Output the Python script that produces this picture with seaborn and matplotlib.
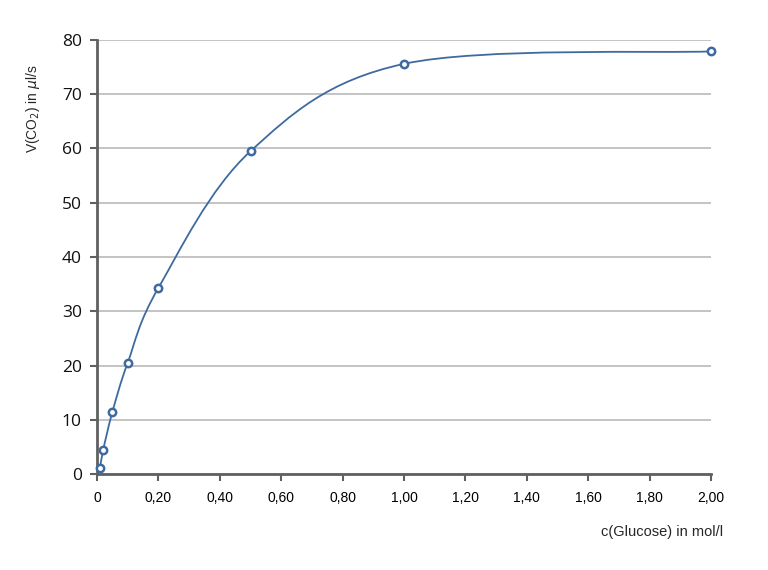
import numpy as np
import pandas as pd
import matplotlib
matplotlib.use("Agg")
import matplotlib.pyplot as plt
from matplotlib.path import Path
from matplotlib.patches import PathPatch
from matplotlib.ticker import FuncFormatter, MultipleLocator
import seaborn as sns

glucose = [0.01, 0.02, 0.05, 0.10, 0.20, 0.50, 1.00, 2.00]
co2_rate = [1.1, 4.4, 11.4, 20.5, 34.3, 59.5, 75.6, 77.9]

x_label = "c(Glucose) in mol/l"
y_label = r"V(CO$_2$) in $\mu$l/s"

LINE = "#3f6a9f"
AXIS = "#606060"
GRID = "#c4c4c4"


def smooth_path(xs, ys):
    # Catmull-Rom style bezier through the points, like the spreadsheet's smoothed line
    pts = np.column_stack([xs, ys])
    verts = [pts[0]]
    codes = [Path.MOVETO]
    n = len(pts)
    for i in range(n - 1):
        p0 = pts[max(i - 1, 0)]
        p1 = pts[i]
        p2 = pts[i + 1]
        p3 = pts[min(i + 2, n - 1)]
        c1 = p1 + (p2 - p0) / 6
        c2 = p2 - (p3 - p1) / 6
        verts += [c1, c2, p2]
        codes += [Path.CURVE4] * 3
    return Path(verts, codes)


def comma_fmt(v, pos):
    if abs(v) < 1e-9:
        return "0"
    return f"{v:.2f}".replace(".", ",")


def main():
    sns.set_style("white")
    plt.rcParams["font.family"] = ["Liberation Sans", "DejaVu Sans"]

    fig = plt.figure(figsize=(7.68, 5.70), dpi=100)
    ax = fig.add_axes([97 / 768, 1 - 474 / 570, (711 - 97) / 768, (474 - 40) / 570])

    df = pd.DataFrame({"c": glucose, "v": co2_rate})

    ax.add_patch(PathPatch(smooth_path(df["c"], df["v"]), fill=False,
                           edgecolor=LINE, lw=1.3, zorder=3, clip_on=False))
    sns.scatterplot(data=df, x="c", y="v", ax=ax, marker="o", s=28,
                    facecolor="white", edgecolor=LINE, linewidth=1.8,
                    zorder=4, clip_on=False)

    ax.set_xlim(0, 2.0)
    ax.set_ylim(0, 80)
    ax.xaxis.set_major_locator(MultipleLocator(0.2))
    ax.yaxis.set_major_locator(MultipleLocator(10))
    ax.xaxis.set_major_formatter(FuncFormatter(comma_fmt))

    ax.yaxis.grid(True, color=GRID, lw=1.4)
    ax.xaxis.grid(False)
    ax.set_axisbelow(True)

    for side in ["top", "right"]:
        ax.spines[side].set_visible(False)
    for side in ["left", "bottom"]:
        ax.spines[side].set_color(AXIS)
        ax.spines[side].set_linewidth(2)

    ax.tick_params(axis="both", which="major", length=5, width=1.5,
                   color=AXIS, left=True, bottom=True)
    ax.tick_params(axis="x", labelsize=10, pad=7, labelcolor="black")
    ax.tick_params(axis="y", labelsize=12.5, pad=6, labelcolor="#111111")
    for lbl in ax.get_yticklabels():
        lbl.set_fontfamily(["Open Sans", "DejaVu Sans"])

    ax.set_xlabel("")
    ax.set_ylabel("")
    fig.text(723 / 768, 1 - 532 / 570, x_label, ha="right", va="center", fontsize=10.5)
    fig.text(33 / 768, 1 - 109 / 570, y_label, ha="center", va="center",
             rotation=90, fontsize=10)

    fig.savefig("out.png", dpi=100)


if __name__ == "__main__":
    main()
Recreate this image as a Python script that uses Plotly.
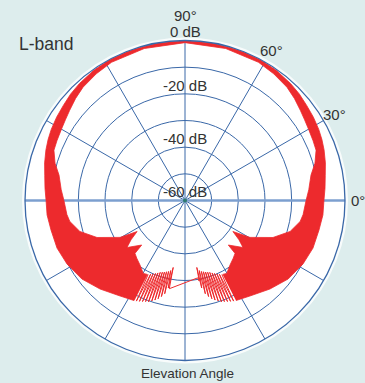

Directive: Hand back the exact lines from the start of the entries to the line with "zorder=4, clip_on=False)", both ends kept and pictures left out.

Task output:
Output the Python script that produces this picture with seaborn and matplotlib.
import numpy as np
import pandas as pd
import matplotlib
matplotlib.use("Agg")
import matplotlib.pyplot as plt
from matplotlib.path import Path
from matplotlib.patches import PathPatch
from matplotlib.ticker import FuncFormatter, MultipleLocator
import seaborn as sns

glucose = [0.01, 0.02, 0.05, 0.10, 0.20, 0.50, 1.00, 2.00]
co2_rate = [1.1, 4.4, 11.4, 20.5, 34.3, 59.5, 75.6, 77.9]

x_label = "c(Glucose) in mol/l"
y_label = r"V(CO$_2$) in $\mu$l/s"

LINE = "#3f6a9f"
AXIS = "#606060"
GRID = "#c4c4c4"


def smooth_path(xs, ys):
    # Catmull-Rom style bezier through the points, like the spreadsheet's smoothed line
    pts = np.column_stack([xs, ys])
    verts = [pts[0]]
    codes = [Path.MOVETO]
    n = len(pts)
    for i in range(n - 1):
        p0 = pts[max(i - 1, 0)]
        p1 = pts[i]
        p2 = pts[i + 1]
        p3 = pts[min(i + 2, n - 1)]
        c1 = p1 + (p2 - p0) / 6
        c2 = p2 - (p3 - p1) / 6
        verts += [c1, c2, p2]
        codes += [Path.CURVE4] * 3
    return Path(verts, codes)


def comma_fmt(v, pos):
    if abs(v) < 1e-9:
        return "0"
    return f"{v:.2f}".replace(".", ",")


def main():
    sns.set_style("white")
    plt.rcParams["font.family"] = ["Liberation Sans", "DejaVu Sans"]

    fig = plt.figure(figsize=(7.68, 5.70), dpi=100)
    ax = fig.add_axes([97 / 768, 1 - 474 / 570, (711 - 97) / 768, (474 - 40) / 570])

    df = pd.DataFrame({"c": glucose, "v": co2_rate})

    ax.add_patch(PathPatch(smooth_path(df["c"], df["v"]), fill=False,
                           edgecolor=LINE, lw=1.3, zorder=3, clip_on=False))
    sns.scatterplot(data=df, x="c", y="v", ax=ax, marker="o", s=28,
                    facecolor="white", edgecolor=LINE, linewidth=1.8,
                    zorder=4, clip_on=False)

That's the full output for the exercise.